Cameroun : Le cacao à 1 500 FCFA ? Analyse d’une information qui fait débat

Le marché du cacao au Cameroun connaît une période de forte volatilité. Ce vendredi 28 novembre 2025, Sputnik Afrique a publié un article affirmant que « le prix du cacao au Cameroun s’est effondré de presque 35% en un mois, atteignant environ 1 500 francs CFA le kilo ». Cette information, reprise par certains médias, mérite un examen approfondi.

 

Une baisse réelle, mais pas généralisée

 

Selon les données officielles de l’Office national du cacao et du café (ONCC), via le Système d’information des filières (SIF), les prix portuaires au 14 novembre 2025 oscillent entre 2 300 et 2 400 FCFA/kg, contre environ 2 800 à 3 000 FCFA/kg au début du mois. Cette baisse, notable, représente une contraction de 15 à 20% sur le marché portuaire.

 

Le chiffre de 1 500 FCFA/kg, cité par Sputnik, correspond davantage à des témoignages de producteurs dans certains bassins ruraux, confrontés à des décotes logistiques, à la qualité des fèves et à l’intervention d’intermédiaires. Il ne reflète donc pas la moyenne nationale ni le prix pratiqué sur les principaux marchés camerounais.

 

Des producteurs fragilisés

 

Jean Marie Biada, économiste camerounais cité par le média russe, explique que « les intermédiaires et transformateurs captent presque toute la valeur, laissant les producteurs dans une situation d’injustice structurelle ». Cette situation met en lumière les écarts de valeur captés le long de la filière : certains producteurs reçoivent des prix proches de 1 500 FCFA/kg, tandis que d’autres, mieux connectés aux ports ou travaillant avec des lots de qualité, bénéficient de tarifs supérieurs à 2 300 FCFA/kg.

 

L’argument d’une réorganisation du marché mondial

 

Pour résoudre cette fragilité, certains experts suggèrent de rapatrier le marché mondial du cacao en Afrique, à l’instar du Ghana ou de la Côte d’Ivoire, afin que la valeur ajoutée et la transformation se fassent localement.
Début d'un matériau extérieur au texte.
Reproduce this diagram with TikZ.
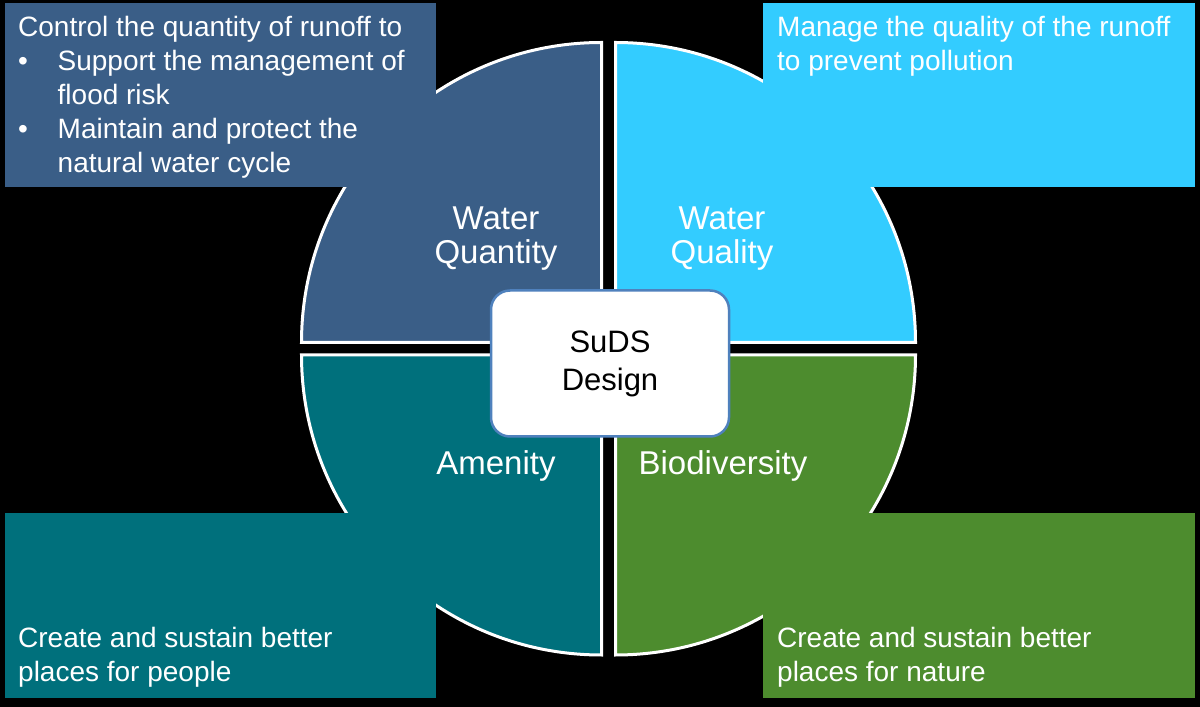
\documentclass[tikz,border=0pt]{standalone}
\usepackage{fontspec}
\setmainfont{Liberation Sans}
\definecolor{cqty}{RGB}{58,94,135}
\definecolor{cqual}{RGB}{51,204,255}
\definecolor{camen}{RGB}{0,112,124}
\definecolor{cbio}{RGB}{77,140,46}
\definecolor{cborder}{RGB}{79,129,189}
\begin{document}
\begin{tikzpicture}[x=1pt,y=1pt,
  quad/.style={draw=white,line width=3pt},
  infobox/.style={draw=none,minimum width=431pt,minimum height=184pt,inner sep=0pt,anchor=north west},
  boxtext/.style={text=white,align=left,inner sep=0pt,anchor=north west,font=\fontsize{28}{34}\selectfont},
  qlabel/.style={text=white,align=center,inner sep=0pt,font=\fontsize{33}{34}\selectfont},
  centerbox/.style={draw=cborder,line width=2.5pt,fill=white,rounded corners=19pt,minimum width=238pt,minimum height=146pt,align=center,text=black,font=\fontsize{31}{38}\selectfont}]
\useasboundingbox (0,0) rectangle (1200,707);
\fill[black] (0,0) rectangle (1200,707);
% quadrants
\filldraw[quad,fill=cqty] (601.5,364.5) -- (301.5,364.5) arc[start angle=180,end angle=90,radius=300] -- cycle;
\filldraw[quad,fill=cqual] (615.5,364.5) -- (615.5,664.5) arc[start angle=90,end angle=0,radius=300] -- cycle;
\filldraw[quad,fill=camen] (601.5,352) -- (301.5,352) arc[start angle=180,end angle=270,radius=300] -- cycle;
\filldraw[quad,fill=cbio] (615.5,352) -- (915.5,352) arc[start angle=0,end angle=-90,radius=300] -- cycle;
% info boxes
\node[infobox,fill=cqty] (tlbox) at (5,704) {};
\node[infobox,fill=cqual,minimum width=432pt] (trbox) at (763,704) {};
\node[infobox,fill=camen,minimum height=185pt] (blbox) at (5,194) {};
\node[infobox,fill=cbio,minimum width=432pt,minimum height=185pt] (brbox) at (763,194) {};
% box texts
\node[boxtext] (tltext) at (18,690.5) {Control the quantity of runoff to\\
\makebox[39.5pt][l]{•}Support the management of\\
\hspace*{39.5pt}flood risk\\
\makebox[39.5pt][l]{•}Maintain and protect the\\
\hspace*{39.5pt}natural water cycle};
\node[boxtext] (trtext) at (777,690.5) {Manage the quality of the runoff\\to prevent pollution};
\node[boxtext] (bltext) at (18,79.5) {Create and sustain better\\places for people};
\node[boxtext] (brtext) at (777,79.5) {Create and sustain better\\places for nature};
% quadrant labels
\node[qlabel,anchor=north] (qty) at (496,500.6) {Water\\Quantity};
\node[qlabel,anchor=north] (qual) at (722,500.6) {Water\\Quality};
\node[qlabel,anchor=base] (amen) at (496,232) {Amenity};
\node[qlabel,anchor=base] (bio) at (723,232) {Biodiversity};
% centre
\node[centerbox] (suds) at (610,343.5) {SuDS\\Design};
\end{tikzpicture}
\end{document}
Jean Marie Biada évoque le modèle du Botswana et de son secteur diamantifère : « Les habitants de Gaborone ont créé de nouvelles vitrines, la ville a été transformée, l’argent circule localement et les populations vivent du fruit de leur travail. »

 

Cette proposition, bien qu’innovante, implique des défis majeurs : coordination régionale, régulation internationale, volume suffisant pour influencer le marché mondial et investissements dans les infrastructures locales.

 

Un signal pour l’Afrique de l’Ouest

 

Le cas camerounais illustre la fragilité structurelle des filières agricoles africaines dépendantes de marchés mondiaux concentrés hors du continent. Il souligne l’urgence d’investir dans la transformation locale, la régulation et la consolidation des filières afin de réduire l’exposition des producteurs aux fluctuations extrêmes des prix.

 

En conclusion, si le chiffre de 1 500 FCFA/kg correspond à des situations ponctuelles dans certains bassins de production, il ne doit pas être interprété comme un effondrement généralisé. Il constitue néanmoins un signal d’alerte sur les inégalités au sein de la filière, et ouvre le débat sur les stratégies africaines pour capter une plus grande part de la valeur du cacao.